I hate to rain on your parade, Al,  but does a crappy job of estimates to do the same work not in compliance with Electrical and other codes help increase the value of your property? I would think not. In fact, it might just catch on fire or deteriorate away without those codes. I am sorry you feel code compliance isn't a necessity for a church.  Also, stabilizing a bell tower sounds pretty important- I don't think you would hire Joe Shmoe off the street to do it. Church organizations always have fund-raisers to "put on a new roof" or whatever- this should be one of them. Why should a Church worry about property value? And who can put a value on a house of G-d?
 
So I don't see your point-- you are comparing apples to metal.(not even in the same fruit category) I don't see the comparison. Where are the estimates for non code compliance and how do those repairs increase the property? .I bet you might get less of a % of an investment with the non-code estimate than with the code-compliant estimates. (and no worries later)
 
Just my delayed-since-I-was-on-vacation opinion,
 
Dan Myers
----- Original Message -----
Sent: Tuesday, July 20, 2004 4:02 PM
Subject: [UC] Cost of "historically correct" work

The question has been raised several times on this list about the cost of "historically correct" repairs, as opposed to -- say -- quality work that doesn't necessarily comply with the letter of some book written by the folks at the Department of the Interior in Washington DC (home of pork).
 
Here are some figures, not directly applicable to your house or mine, that show how far afield this thing can get. The following is a quote from the findings of the Commonwealth Court in sustaining the judgement of the Court of Common Pleas that the Historical Commission was violating the 5th Amendment in denying the Church of Christ (63rd & Vine) a demolition permit and trying to force them to restore their building.

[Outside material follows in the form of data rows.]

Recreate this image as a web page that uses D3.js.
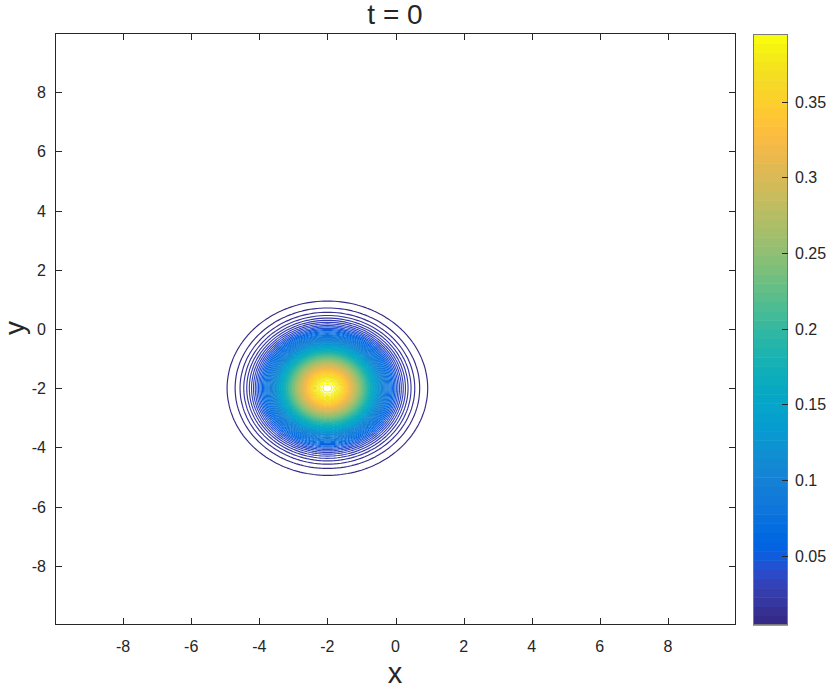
<!DOCTYPE html>
<html><head><meta charset="utf-8">
<script src="https://cdn.jsdelivr.net/npm/d3@7"></script>
<style>body{margin:0;background:#fff} text{font-family:"Liberation Sans",Arial,sans-serif;fill:#262626}</style>
</head><body><svg id="c" width="830" height="689"></svg>
<script>
// ---- data ----
const xDomain = [-10, 10];
const yDomain = [-10, 10];
const xTicks = [-8, -6, -4, -2, 0, 2, 4, 6, 8];
const yTicks = [-8, -6, -4, -2, 0, 2, 4, 6, 8];
const cbTicks = [0.05, 0.1, 0.15, 0.2, 0.25, 0.3, 0.35];
const cbTickLabels = ["0.05", "0.1", "0.15", "0.2", "0.25", "0.3", "0.35"];
const peakCenter = [-2, -2];
const peakAmplitude = [0.3989];
const peakSigma = [0.975];
const levelRange = [0.0042, 0.3947];
const levelCount = [94];
const gridStep = [0.1];
const titleText = "t = 0";
const parula = [
[0.2081,0.1663,0.5292],[0.2116,0.1898,0.5777],[0.2123,0.2138,0.6270],[0.2081,0.2386,0.6771],
[0.1959,0.2645,0.7279],[0.1707,0.2919,0.7792],[0.1253,0.3242,0.8303],[0.0591,0.3598,0.8683],
[0.0117,0.3875,0.8820],[0.0060,0.4086,0.8828],[0.0165,0.4266,0.8786],[0.0329,0.4430,0.8720],
[0.0498,0.4586,0.8641],[0.0629,0.4737,0.8554],[0.0723,0.4887,0.8467],[0.0779,0.5040,0.8384],
[0.0793,0.5200,0.8312],[0.0749,0.5375,0.8263],[0.0641,0.5570,0.8240],[0.0488,0.5772,0.8228],
[0.0343,0.5966,0.8199],[0.0265,0.6137,0.8135],[0.0239,0.6287,0.8038],[0.0231,0.6418,0.7913],
[0.0228,0.6535,0.7768],[0.0267,0.6642,0.7607],[0.0384,0.6743,0.7436],[0.0590,0.6838,0.7254],
[0.0843,0.6928,0.7062],[0.1133,0.7015,0.6859],[0.1453,0.7098,0.6646],[0.1801,0.7177,0.6424],
[0.2178,0.7250,0.6193],[0.2586,0.7317,0.5954],[0.3022,0.7376,0.5712],[0.3482,0.7424,0.5473],
[0.3953,0.7459,0.5244],[0.4420,0.7481,0.5033],[0.4871,0.7491,0.4840],[0.5300,0.7491,0.4661],
[0.5709,0.7485,0.4494],[0.6099,0.7473,0.4337],[0.6473,0.7456,0.4188],[0.6834,0.7435,0.4044],
[0.7184,0.7411,0.3905],[0.7525,0.7384,0.3768],[0.7858,0.7356,0.3633],[0.8185,0.7327,0.3498],
[0.8507,0.7299,0.3360],[0.8824,0.7274,0.3217],[0.9139,0.7258,0.3063],[0.9450,0.7261,0.2886],
[0.9739,0.7314,0.2666],[0.9938,0.7455,0.2403],[0.9990,0.7653,0.2164],[0.9955,0.7861,0.1967],
[0.9880,0.8066,0.1794],[0.9789,0.8271,0.1633],[0.9697,0.8481,0.1475],[0.9626,0.8705,0.1309],
[0.9589,0.8949,0.1132],[0.9598,0.9218,0.0948],[0.9661,0.9514,0.0755],[0.9763,0.9831,0.0538]
];

// ---- layout ----
const P = {left: 55, right: 736, top: 33, bottom: 625};
const CB = {left: 753, right: 788, top: 34, bottom: 625};
const ink = "#262626";

const svg = d3.select("#c");
const xs = d3.scaleLinear().domain(xDomain).range([P.left, P.right]);
const ys = d3.scaleLinear().domain(yDomain).range([P.bottom, P.top]);
const colors = parula.map(c => d3.rgb(c[0]*255, c[1]*255, c[2]*255).formatHex());
const cmap = d3.scaleQuantize().domain(levelRange).range(colors);

// field on grid
const step = gridStep[0];
const nx = Math.round((xDomain[1]-xDomain[0])/step) + 1;
const ny = Math.round((yDomain[1]-yDomain[0])/step) + 1;
const values = new Float64Array(nx*ny);
const s2 = 2*peakSigma[0]*peakSigma[0];
for (let j = 0; j < ny; j++) {
  const y = yDomain[0] + j*step;
  for (let i = 0; i < nx; i++) {
    const x = xDomain[0] + i*step;
    const dx = x - peakCenter[0], dy = y - peakCenter[1];
    values[j*nx+i] = peakAmplitude[0]*Math.exp(-(dx*dx+dy*dy)/s2);
  }
}
const N = levelCount[0];
const levels = d3.range(N).map(k => levelRange[0] + k*(levelRange[1]-levelRange[0])/(N-1));
const contours = d3.contours().size([nx, ny]).thresholds(levels)(values);
const proj = d3.geoTransform({
  point: function(gx, gy) {
    this.stream.point(xs(xDomain[0] + (gx-0.5)*step), ys(yDomain[0] + (gy-0.5)*step));
  }
});
const path = d3.geoPath(proj);

svg.append("defs").append("clipPath").attr("id","clip")
  .append("rect").attr("x",P.left).attr("y",P.top)
  .attr("width",P.right-P.left).attr("height",P.bottom-P.top);

svg.append("g").attr("clip-path","url(#clip)")
  .selectAll("path").data(contours).join("path")
  .attr("d", path).attr("fill","none")
  .attr("stroke", d => cmap(d.value)).attr("stroke-width", 1.15);

// axes box + ticks
const ax = svg.append("g");
ax.append("rect").attr("x",P.left+0.5).attr("y",P.top+0.5)
  .attr("width",P.right-P.left-1).attr("height",P.bottom-P.top-1)
  .attr("fill","none").attr("stroke",ink).attr("stroke-width",1);
const tl = 7;
xTicks.forEach(t => {
  const x = Math.round(xs(t)) + 0.5;
  ax.append("line").attr("x1",x).attr("x2",x).attr("y1",P.bottom).attr("y2",P.bottom-tl).attr("stroke",ink);
  ax.append("line").attr("x1",x).attr("x2",x).attr("y1",P.top).attr("y2",P.top+tl).attr("stroke",ink);
  ax.append("text").attr("x",xs(t)).attr("y",652).attr("text-anchor","middle")
    .attr("font-size",16).text(t);
});
yTicks.forEach(t => {
  const y = Math.round(ys(t)) + 0.5;
  ax.append("line").attr("x1",P.left).attr("x2",P.left+tl).attr("y1",y).attr("y2",y).attr("stroke",ink);
  ax.append("line").attr("x1",P.right).attr("x2",P.right-tl).attr("y1",y).attr("y2",y).attr("stroke",ink);
  ax.append("text").attr("x",46).attr("y",ys(t)+6).attr("text-anchor","end")
    .attr("font-size",16).text(t);
});

// labels
svg.append("text").attr("x",395).attr("y",24).attr("text-anchor","middle")
  .attr("font-size",28).text(titleText);
svg.append("text").attr("x",395).attr("y",683).attr("text-anchor","middle")
  .attr("font-size",29).text("x");
svg.append("text").attr("transform","translate(24,328) rotate(-90)").attr("text-anchor","middle")
  .attr("font-size",28).text("y");

// colorbar
const cs = d3.scaleLinear().domain(levelRange).range([CB.bottom, CB.top]);
const cb = svg.append("g");
const nb = colors.length;
colors.forEach((c, k) => {
  const v0 = levelRange[0] + k*(levelRange[1]-levelRange[0])/nb;
  const v1 = levelRange[0] + (k+1)*(levelRange[1]-levelRange[0])/nb;
  cb.append("rect").attr("x",CB.left).attr("width",CB.right-CB.left)
    .attr("y",cs(v1)).attr("height",cs(v0)-cs(v1)+0.5).attr("fill",c);
});
cb.append("rect").attr("x",CB.left+0.5).attr("y",CB.top+0.5)
  .attr("width",CB.right-CB.left-1).attr("height",CB.bottom-CB.top-1)
  .attr("fill","none").attr("stroke","#7a7a7a");
cbTicks.forEach((t, i) => {
  const y = Math.round(cs(t)) + 0.5;
  cb.append("line").attr("x1",CB.right).attr("x2",CB.right-6).attr("y1",y).attr("y2",y).attr("stroke",ink);
  cb.append("text").attr("x",795).attr("y",cs(t)+6).attr("font-size",16).text(cbTickLabels[i]);
});
</script></body></html>
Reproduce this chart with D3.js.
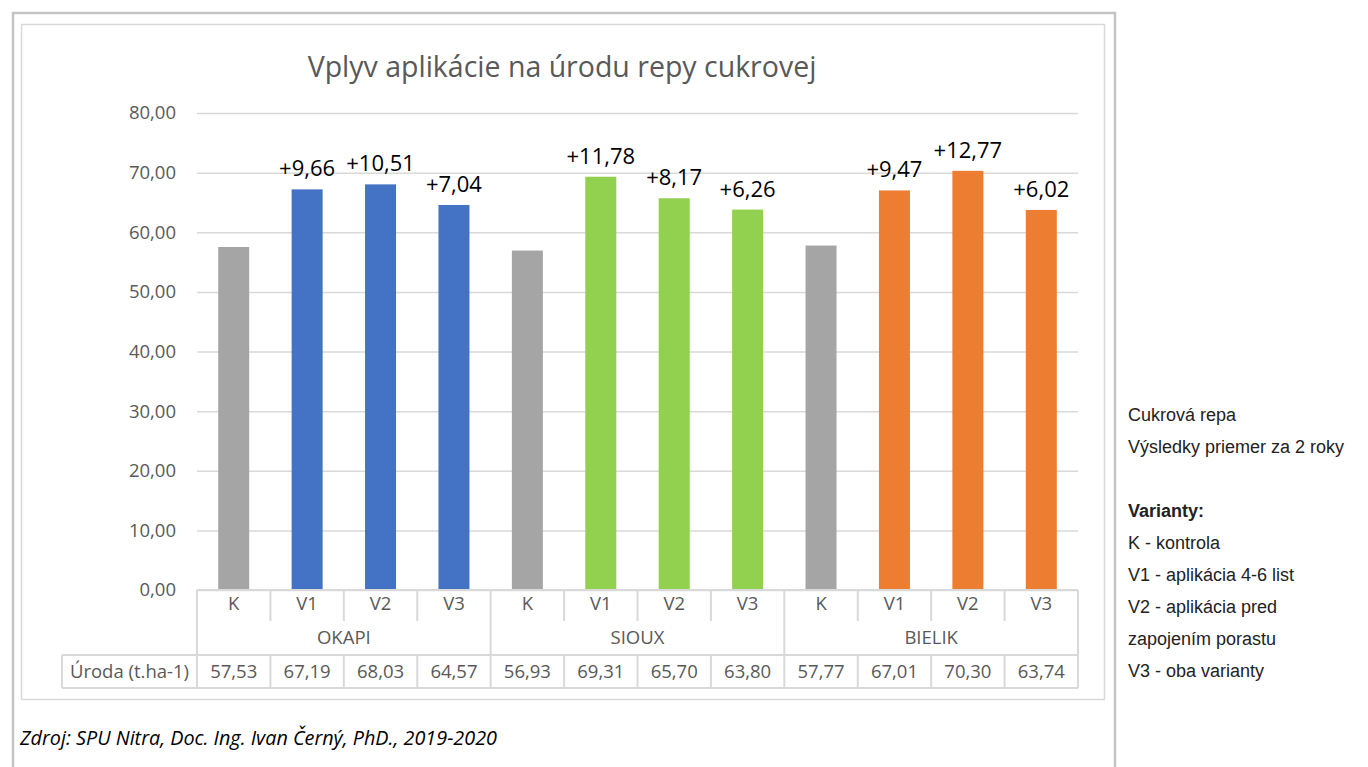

"The court noted testimony regarding the $823,329 cost estimate for stabilizing the bell tower, which would increase the value of the property from $300,000 to $500,000, and the $3,063,500 cost estimate for bringing the property into Code compliance, which would increase the property value to $1.2 million."
If you still think those new chestnut windows, oak doors, custom-turned porch spindles, or one-off precisely-proportioned doric columns will increase the value of your property, maybe you should think again... $3 million to increase the value of the property by $900,000 doesn't sound like a sound investment to me.